Way to Go Iceland!
I came across this gender equality map the other day. It ranks every country in the world based on data obtained via the World Economic Forum. Take a look at the map itself here:
http://widgets.weforum.org/gender-gap-2014-01/
(Sorry, it’s supposed to magically appear in the post…grr.)
If you’d like to just skip to the bottom line, here’s the article’s conclusion:
Despite the vast discrepancies between, say, Iceland (the #1 country) and Pakistan (bottom of the list), the WEF stresses that no country has fully closed the gender gap.
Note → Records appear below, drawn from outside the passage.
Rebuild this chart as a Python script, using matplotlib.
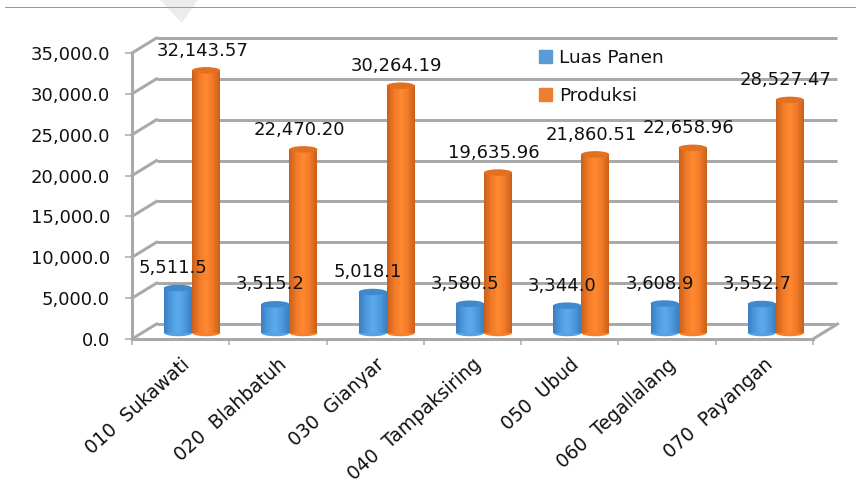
import numpy as np
import matplotlib
matplotlib.use("Agg")
import matplotlib.pyplot as plt
from matplotlib.patches import Ellipse, Patch, Polygon
from matplotlib.lines import Line2D

categories = ["010  Sukawati", "020  Blahbatuh", "030  Gianyar", "040  Tampaksiring",
              "050  Ubud", "060  Tegallalang", "070  Payangan"]
luas_panen = [5511.5, 3515.2, 5018.1, 3580.5, 3344.0, 3608.9, 3552.7]
produksi = [32143.57, 22470.20, 30264.19, 19635.96, 21860.51, 22658.96, 28527.47]
yticks = [0, 5000, 10000, 15000, 20000, 25000, 30000, 35000]

W, H = 856, 496
L, R, T, B = 132, 813, 53, 339
plt.rcParams['font.family'] = ['DejaVu Sans']
fig = plt.figure(figsize=(W / 100, H / 100), dpi=100)
ax = fig.add_axes([L / W, 1 - B / H, (R - L) / W, (B - T) / H])
ax.set_xlim(0, 7)
ax.set_ylim(0, 35000)
ppx = 7 / (R - L)          # category units per pixel
ppy = 35000 / (B - T)      # value units per pixel
px = 0.72                  # points per pixel

GRID = "#a9a9a9"
depth_x, depth_y = 24.5 * ppx, 15 * ppy

# 3-D wall: back gridlines, side-wall lines, floor
for v in yticks:
    ax.plot([depth_x, 7 + depth_x], [v + depth_y] * 2, color=GRID, lw=3 * px, clip_on=False, zorder=1, solid_capstyle='butt')
    ax.plot([0, depth_x], [v, v + depth_y], color=GRID, lw=3 * px, clip_on=False, zorder=1)
ax.plot([7, 7 + depth_x], [0, depth_y], color=GRID, lw=3 * px, clip_on=False, zorder=1)

# bars
width = 28 * ppx
base = 6 * ppy
shift = 11.5 * ppx
ell_h = 6.5 * ppy
cmap_b = matplotlib.colors.LinearSegmentedColormap.from_list("b", ["#3a7fc2", "#4f9ade", "#5cabee", "#4f9ade", "#3a7fc2"])
cmap_o = matplotlib.colors.LinearSegmentedColormap.from_list("o", ["#c9601a", "#f07a28", "#ff8a30", "#f07a28", "#c9601a"])
grad = np.linspace(0, 1, 64)[None, :]

def cylinder(xc, value, cmap, top_col, z):
    x0, x1 = xc - width / 2, xc + width / 2
    ax.add_patch(Ellipse((xc, base), width, ell_h, color=cmap(0.35), zorder=z, clip_on=False, lw=0))
    ax.imshow(grad, cmap=cmap, extent=[x0, x1, base, base + value], aspect='auto', zorder=z + 0.1,
              clip_on=False, vmin=0, vmax=1)
    ax.add_patch(Ellipse((xc, base + value), width, ell_h, color=top_col, zorder=z + 0.2, clip_on=False, lw=0))

for i, (a, b) in enumerate(zip(luas_panen, produksi)):
    c = i + 0.5 + shift
    cylinder(c - width / 2, a, cmap_b, "#3f8ace", 3)
    cylinder(c + width / 2, b, cmap_o, "#e2701f", 4)
    ax.annotate(f"{a:,.1f}", (c - width / 2, base + a), xytext=(-5, 20), textcoords='offset pixels',
                ha='center', va='center', fontsize=13, color='#111111', zorder=6, annotation_clip=False)
    ax.annotate(f"{b:,.2f}", (c + width / 2, base + b), xytext=(-4, 19.5), textcoords='offset pixels',
                ha='center', va='center', fontsize=13, color='#111111', zorder=6, annotation_clip=False)

ax.set_xlim(0, 7)
ax.set_ylim(0, 35000)
ax.set_aspect('auto')

# axes
for s in ('top', 'right'):
    ax.spines[s].set_visible(False)
for s in ('left', 'bottom'):
    ax.spines[s].set_color(GRID)
    ax.spines[s].set_linewidth(3 * px)
    ax.spines[s].set_zorder(2)
ax.set_yticks(yticks)
ax.set_yticklabels([f"{v:,.1f}" for v in yticks], fontsize=13, color='#111111')
ax.tick_params(axis='y', length=7 * px, width=1.5 * px, color=GRID, pad=15 * px)
ax.set_xticks(np.arange(8))
ax.set_xticklabels([])
ax.tick_params(axis='x', which='major', length=6 * px, width=1.5 * px, color=GRID)
ax.set_xticks(np.arange(7) + 0.5, minor=True)
ax.set_xticklabels(categories, minor=True, rotation=42, ha='right', va='top', rotation_mode='anchor',
                   fontsize=13.5, color='#111111')
ax.tick_params(axis='x', which='minor', length=0, pad=16 * px)

# legend
handles = [Patch(color="#5b9bd5", label="Luas Panen"), Patch(color="#ed7d31", label="Produksi")]
fig.legend(handles=handles, loc='upper left', bbox_to_anchor=(533 / W, 1 - 43.5 / H), frameon=False, fontsize=13.3,
           handlelength=0.72, handleheight=0.72, handletextpad=0.4, labelspacing=1.1, borderpad=0.3, borderaxespad=0,
           labelcolor='#111111')

# page rule and watermark fragment
fig.add_artist(Line2D([5 / W, 1], [1 - 6.5 / H] * 2, color="#9a9a9a", lw=1 * px))
fig.add_artist(Polygon([[160 / W, 1], [198 / W, 1], [182 / W, 1 - 23 / H]], closed=True, color="#ececec", lw=0, zorder=-1))

fig.savefig("out.png", dpi=100)
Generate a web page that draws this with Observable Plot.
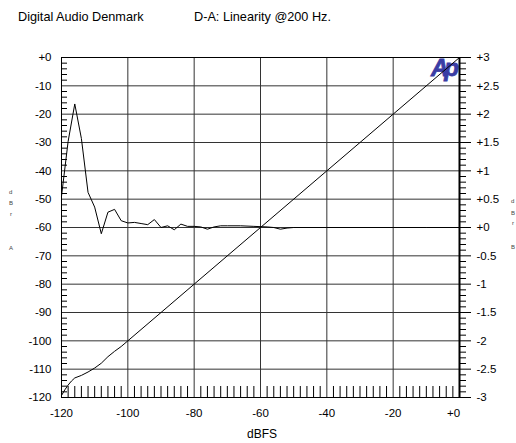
<!DOCTYPE html>
<html><head><meta charset="utf-8">
<script src="https://cdn.jsdelivr.net/npm/d3@7"></script>
<script src="https://cdn.jsdelivr.net/npm/@observablehq/plot@0.6"></script>
<style>
body{margin:0;background:#fff;font-family:"Liberation Sans",Arial,sans-serif;}
#wrap{position:relative;width:516px;height:443px;overflow:hidden;background:#fff}
#wrap svg{position:absolute;left:0;top:0}
.t{position:absolute;font-size:12.7px;color:#000;white-space:nowrap;line-height:1}
.s{position:absolute;font-size:6px;color:#444;line-height:1}
.logo{position:absolute;left:431px;top:56px;font-family:"Liberation Sans",Arial,sans-serif;font-size:24px;line-height:24px;font-weight:bold;font-style:italic;color:#3a3da4;letter-spacing:-4px;-webkit-text-stroke:0.8px #3a3da4}
</style></head>
<body><div id="wrap">
<div class="logo">Ap</div>
<div class="t" style="left:18px;top:11px">Digital Audio Denmark</div>
<div class="t" style="left:194px;top:11px">D-A: Linearity @200 Hz.</div>
<div class="t" style="left:247px;top:428px;font-size:12px">dBFS</div>
<div class="s" style="left:9px;top:189px">d</div>
<div class="s" style="left:9px;top:200px">B</div>
<div class="s" style="left:10px;top:211px">r</div>
<div class="s" style="left:9px;top:245px">A</div>
<div class="s" style="left:511px;top:198px">d</div>
<div class="s" style="left:511px;top:210px">B</div>
<div class="s" style="left:512px;top:220px">r</div>
<div class="s" style="left:511px;top:244px">B</div>
</div>
<script>
// Tick values
const xTicks = [-120, -100, -80, -60, -40, -20, 0];
const leftTicks = [0, -10, -20, -30, -40, -50, -60, -70, -80, -90, -100, -110, -120];
const rightTicks = [3, 2.5, 2, 1.5, 1, 0.5, 0, -0.5, -1, -1.5, -2, -2.5, -3];
const xMinor = d3.range(-118, 0, 2).filter(v => v % 20 !== 0);
const leftMinor = d3.range(-118, 0, 2).filter(v => v % 10 !== 0);
const rightMinor = d3.range(-30, 31, 1).filter(v => v % 5 !== 0).map(v => v / 10);

// Linearity (output dBr A vs input dBFS)
const linX = [-120, -119, -118, -117, -116, -114, -112, -110, -108, -106, -104, -102, -100, -90, -80, -60, -40, -20, 0];
const linY = [-119.3, -117.3, -115.6, -114.2, -113.1, -112.2, -111.0, -109.6, -107.9, -105.6, -103.7, -102.0, -100.0, -90, -80, -60, -40, -20, 0];

// Deviation (dBr B vs input dBFS)
const devX = [-120, -118, -116, -114, -112, -110, -108, -106, -104, -102, -100, -98, -96, -94, -92, -90, -88, -86, -84, -82, -80, -78, -76, -74, -72, -70, -66, -62, -58, -56, -54, -52, -50, -40, -30, -20, -10, 0];
const devY = [0.55, 1.52, 2.18, 1.57, 0.62, 0.36, -0.11, 0.27, 0.32, 0.12, 0.08, 0.09, 0.07, 0.05, 0.14, 0.0, 0.03, -0.04, 0.06, 0.02, 0.02, 0.01, -0.03, 0.01, 0.03, 0.03, 0.03, 0.02, 0.01, 0.0, -0.03, -0.01, 0.0, 0.0, 0.0, 0.0, 0.0, 0.0];

const lin = linX.map((x, i) => ({x, y: linY[i]}));
const dev = devX.map((x, i) => ({x, y: devY[i]}));

const W = 516, H = 443;
const M = {marginLeft: 61, marginRight: 57, marginTop: 57, marginBottom: 46};
const style = {fontFamily: "Liberation Sans, Arial, sans-serif", fontSize: "11.5px", background: "transparent", color: "#000", overflow: "visible"};
const fw = W - M.marginLeft - M.marginRight;
const fh = H - M.marginTop - M.marginBottom;
const fmtX = d => d === 0 ? "+0" : String(d);

const p1 = Plot.plot({
  width: W, height: H, ...M, style,
  x: {domain: [-120, 0]},
  y: {domain: [-120, 0]},
  marks: [
    Plot.ruleY(leftTicks, {stroke: "#333"}),
    Plot.ruleX(xTicks, {stroke: "#333"}),
    Plot.tickY(leftMinor, {y: d => d, insetRight: fw - 6, stroke: "#000"}),
    Plot.tickX(xMinor, {x: d => d, insetTop: fh - 11, stroke: "#000"}),
    Plot.axisY({anchor: "left", ticks: leftTicks, tickSize: 0, tickPadding: 10, label: null,
      tickFormat: d => d === 0 ? "+0" : String(d)}),
    Plot.axisX({anchor: "bottom", ticks: xTicks.filter(d => d !== 0), tickSize: 0, tickPadding: 11, label: null, tickFormat: fmtX}),
    Plot.axisX({anchor: "bottom", ticks: [0], tickSize: 0, tickPadding: 11, label: null, tickFormat: fmtX, dx: -6}),
    Plot.line(lin, {x: "x", y: "y", stroke: "#000", strokeWidth: 1}),
    Plot.frame({stroke: "#000"})
  ]
});

const p2 = Plot.plot({
  width: W, height: H, ...M, style,
  x: {domain: [-120, 0], axis: null},
  y: {domain: [-3, 3]},
  marks: [
    Plot.axisY({anchor: "right", ticks: rightMinor, tickSize: 6, tickFormat: () => "", label: null}),
    Plot.axisY({anchor: "right", ticks: rightTicks, tickSize: 11, tickPadding: 6, label: null,
      tickFormat: d => d >= 0 ? "+" + d : String(d)}),
    Plot.ruleX([0], {stroke: "#000", strokeWidth: 2}),
    Plot.line(dev, {x: "x", y: "y", stroke: "#000", strokeWidth: 1})
  ]
});

const wrap = document.getElementById("wrap");
wrap.appendChild(p1);
wrap.appendChild(p2);
</script>
</body></html>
It has been publishing these rankings since 2006.
The report’s authors say that gender equality is improving worldwide, overall, boosted by growing numbers of women being allowed access to jobs and building a stake in their country’s political life. “Much of the progress on gender equality over the last 10 years has come from more women entering politics and the workforce,” the report’s lead author, Saadia Zahidi, told the Associated Press.
But more regressive realities remain — with women struggling for access to education and adequate health care in a host of developing countries, and wage inequities persisting virtually everywhere.
The United States improved a few spots this year, ranking 20th, ahead of fellow Anglophone countries such as Australia and Britain. But it still lags behind far poorer nations such as Nicaragua and Rwanda.
“Both rich countries and poor countries can afford gender equality,” Zahidi told Fortune magazine. “Gender equality doesn’t have to only come along once a country is fully developed.”